• Written request: Return all lines where the word "chart" can be found.
/---
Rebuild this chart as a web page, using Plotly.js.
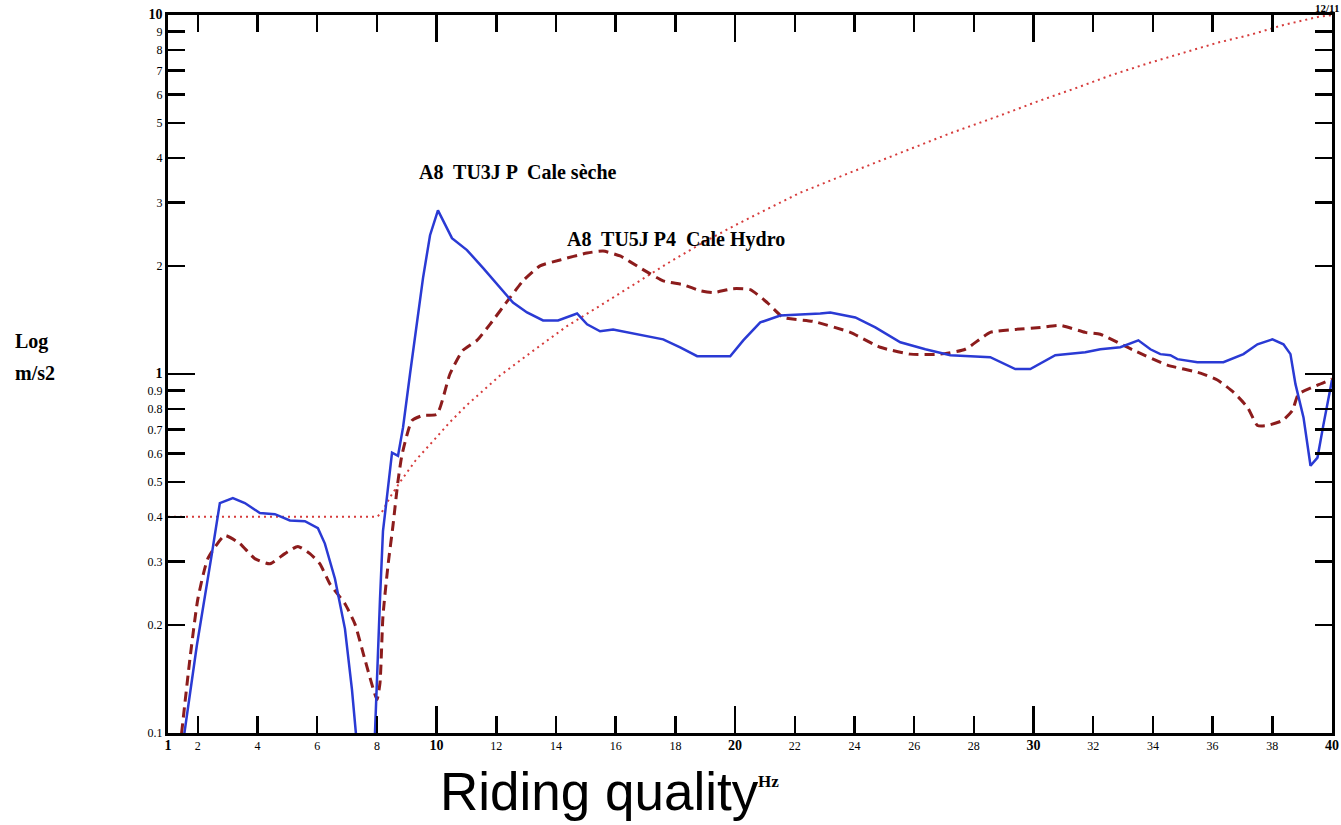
<!DOCTYPE html>
<html>
<head>
<meta charset="utf-8">
<script src="https://cdn.plot.ly/plotly-3.0.1.min.js"></script>
<style>html,body{margin:0;padding:0;background:#fff;}#chart{width:1341px;height:825px;}</style>
</head>
<body>
<div id="chart"></div>
<script>
// ---- Data ----
const blueX = [1.43,1.965,2.468,2.737,3.172,3.575,4.078,4.581,5.084,5.587,6.023,6.256,6.594,6.929,7.164,7.332,7.40,7.85,7.935,8.103,8.203,8.304,8.506,8.707,8.875,9.109,9.545,9.780,10.045,10.514,11.017,11.553,12.123,12.559,13.029,13.566,14.069,14.706,15.041,15.477,15.913,16.584,17.590,18.160,18.730,19.837,20.274,20.844,21.514,22.855,23.190,24.028,24.699,25.537,26.375,27.213,28.550,29.388,29.891,30.729,31.735,32.238,32.908,33.512,33.914,34.249,34.585,34.820,35.490,36.362,37.033,37.502,38.005,38.374,38.608,38.776,39.045,39.280,39.514,39.715,40.0];
const blueY = [0.085,0.175,0.315,0.437,0.451,0.437,0.410,0.407,0.391,0.389,0.372,0.337,0.269,0.195,0.132,0.0956,0.08,0.08,0.1,0.236,0.365,0.431,0.604,0.592,0.710,1.0,1.853,2.436,2.857,2.39,2.214,1.975,1.740,1.581,1.484,1.410,1.410,1.474,1.375,1.315,1.331,1.298,1.249,1.187,1.121,1.121,1.241,1.392,1.455,1.474,1.484,1.437,1.348,1.226,1.172,1.128,1.114,1.032,1.032,1.128,1.150,1.172,1.187,1.241,1.172,1.136,1.128,1.100,1.079,1.079,1.136,1.210,1.249,1.210,1.136,0.937,0.757,0.555,0.585,0.724,0.962];

const hydroX = [1.396,1.731,1.999,2.334,2.904,3.407,3.910,4.413,4.916,5.352,5.755,6.090,6.426,6.929,7.265,7.600,8.002,8.103,8.203,8.371,8.539,8.707,8.841,9.176,9.545,10.011,10.447,10.883,11.352,11.788,12.458,12.895,13.465,14.136,15.041,15.578,16.148,16.819,17.590,18.261,18.831,19.267,19.938,20.508,21.078,21.615,22.620,23.861,24.866,25.872,26.878,27.711,28.550,29.388,30.226,30.897,31.735,32.238,33.344,34.484,35.591,36.161,36.697,37.167,37.502,37.837,38.340,38.675,38.877,39.514,40.0];
const hydroY = [0.09,0.160,0.236,0.306,0.355,0.337,0.306,0.296,0.316,0.331,0.316,0.296,0.260,0.229,0.201,0.160,0.124,0.138,0.212,0.293,0.379,0.504,0.596,0.742,0.767,0.772,1.0,1.165,1.241,1.375,1.632,1.818,2.001,2.078,2.173,2.200,2.132,1.975,1.818,1.773,1.706,1.685,1.729,1.718,1.581,1.437,1.401,1.306,1.187,1.136,1.136,1.172,1.306,1.331,1.348,1.366,1.306,1.290,1.165,1.059,1.006,0.962,0.890,0.808,0.719,0.719,0.742,0.792,0.879,0.931,0.968];

const limitX = [1,8.0,8.15,8.45,8.774,9.3,9.877,10.45,11.017,12.123,13.230,14.371,15.477,16.584,17.724,18.831,19.938,21.078,22.185,23.86,25.537,27.2,28.885,30.15,31.400,32.65,33.914,35.021,36.161,37.267,38.374,39.514,40.0];
const limitY = [0.4,0.4,0.41,0.455,0.50,0.575,0.65,0.735,0.82,0.99,1.16,1.36,1.55,1.77,2.03,2.30,2.58,2.88,3.20,3.64,4.12,4.68,5.25,5.75,6.25,6.82,7.37,7.85,8.37,8.81,9.38,9.87,10];

const xTickVals = [1,2,4,6,8,10,12,14,16,18,20,22,24,26,28,30,32,34,36,38,40];
const xTickText = ['<b>1</b>','2','4','6','8','<b>10</b>','12','14','16','18','<b>20</b>','22','24','26','28','<b>30</b>','32','34','36','38','<b>40</b>'];
const xMajorVals = [10,20,30,40];
const yTickVals = [0.1,0.2,0.3,0.4,0.5,0.6,0.7,0.8,0.9,1,2,3,4,5,6,7,8,9,10];
const yTickText = ['0.1','0.2','0.3','0.4','0.5','0.6','0.7','0.8','0.9','<b>1</b>','2','3','4','5','6','7','8','9','<b>10</b>'];
const yMajorVals = [1,10];

const labelSeche = 'A8  TU3J P  Cale sèche';
const labelHydro = 'A8  TU5J P4  Cale Hydro';

// ---- Traces ----
const serif = 'Liberation Serif, Times New Roman, serif';
const big = s => '<span style="font-size:14px">' + s + '</span>';
const traces = [
  {x: limitX, y: limitY, type:'scatter', mode:'lines', line:{color:'#d63c3c', width:2, dash:'2px,4px'}, showlegend:false, hoverinfo:'skip'},
  {x: hydroX, y: hydroY, type:'scatter', mode:'lines', line:{color:'#8c1c1c', width:3, dash:'10px,6px', shape:'spline', smoothing:0.5}, showlegend:false},
  {x: blueX, y: blueY, type:'scatter', mode:'lines', line:{color:'#2a3ad4', width:2.5}, showlegend:false},
  {x: [], y: [], type:'scatter', xaxis:'x2', yaxis:'y2', showlegend:false, hoverinfo:'skip'}
];

const axisCommon = {
  showgrid:false, zeroline:false, ticks:'inside', tickwidth:2.5, tickcolor:'#000',
  mirror:'ticks', tickmode:'array', fixedrange:true
};

const layout = {
  width:1341, height:825,
  margin:{l:168, r:9, t:15, b:92},
  paper_bgcolor:'#fff', plot_bgcolor:'#fff',
  showlegend:false,
  xaxis: Object.assign({}, axisCommon, {
    type:'linear', range:[1,40], tickvals:xTickVals,
    ticktext:xTickText.map(t => t.indexOf('<b>') === 0 ? big(t) : t), ticklen:17,
    showline:true, linewidth:3, linecolor:'#000',
    tickfont:{family:serif, size:12, color:'#000'}
  }),
  xaxis2: Object.assign({}, axisCommon, {
    overlaying:'x', anchor:'y', side:'bottom', type:'linear', range:[1,40],
    tickvals:xMajorVals, ticklen:27, showticklabels:false, showline:false
  }),
  yaxis: Object.assign({}, axisCommon, {
    type:'log', range:[-1,1], tickvals:yTickVals,
    ticktext:yTickText.map(t => t.indexOf('<b>') === 0 ? big(t) : t), ticklen:17,
    showline:true, linewidth:3, linecolor:'#000',
    tickfont:{family:serif, size:12, color:'#000'}
  }),
  yaxis2: Object.assign({}, axisCommon, {
    overlaying:'y', anchor:'x', side:'left', type:'log', range:[-1,1],
    tickvals:yMajorVals, ticklen:27, showticklabels:false, showline:false
  }),
  annotations: [
    {text:'<b>'+labelSeche+'</b>', xref:'paper', yref:'paper', x:0.2137, y:0.7813, xanchor:'left', yanchor:'middle', showarrow:false, font:{family:serif, size:20, color:'#000'}},
    {text:'<b>'+labelHydro+'</b>', xref:'paper', yref:'paper', x:0.3411, y:0.688, xanchor:'left', yanchor:'middle', showarrow:false, font:{family:serif, size:20, color:'#000'}},
    {text:'<b>Log</b>', xref:'paper', yref:'paper', x:-0.1335, y:0.5446, xanchor:'left', yanchor:'middle', showarrow:false, font:{family:serif, size:20, color:'#000'}},
    {text:'<b>m/s2</b>', xref:'paper', yref:'paper', x:-0.1335, y:0.5014, xanchor:'left', yanchor:'middle', showarrow:false, font:{family:serif, size:20, color:'#000'}},
    {text:'<b>Hz</b>', xref:'paper', yref:'paper', x:0.5155, y:-0.0669, xanchor:'center', yanchor:'middle', showarrow:false, font:{family:serif, size:17, color:'#000'}},
    {text:'Riding quality', xref:'paper', yref:'paper', x:0.3711, y:-0.0815, xanchor:'center', yanchor:'middle', showarrow:false, font:{family:'Liberation Sans, Arial, sans-serif', size:53, color:'#000'}},
    {text:'<b>12/11</b>', xref:'paper', yref:'paper', x:1.0077, y:1.0209, xanchor:'right', yanchor:'top', showarrow:false, font:{family:serif, size:11, color:'#000'}}
  ]
};

Plotly.newPlot('chart', traces, layout, {displayModeBar:false, staticPlot:true});
</script>
</body>
</html>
\---
• Result of this task:
Rebuild this chart as a web page, using Plotly.js.
<style>html,body{margin:0;padding:0;background:#fff;}#chart{width:1341px;height:825px;}</style>
<div id="chart"></div>
Plotly.newPlot('chart', traces, layout, {displayModeBar:false, staticPlot:true});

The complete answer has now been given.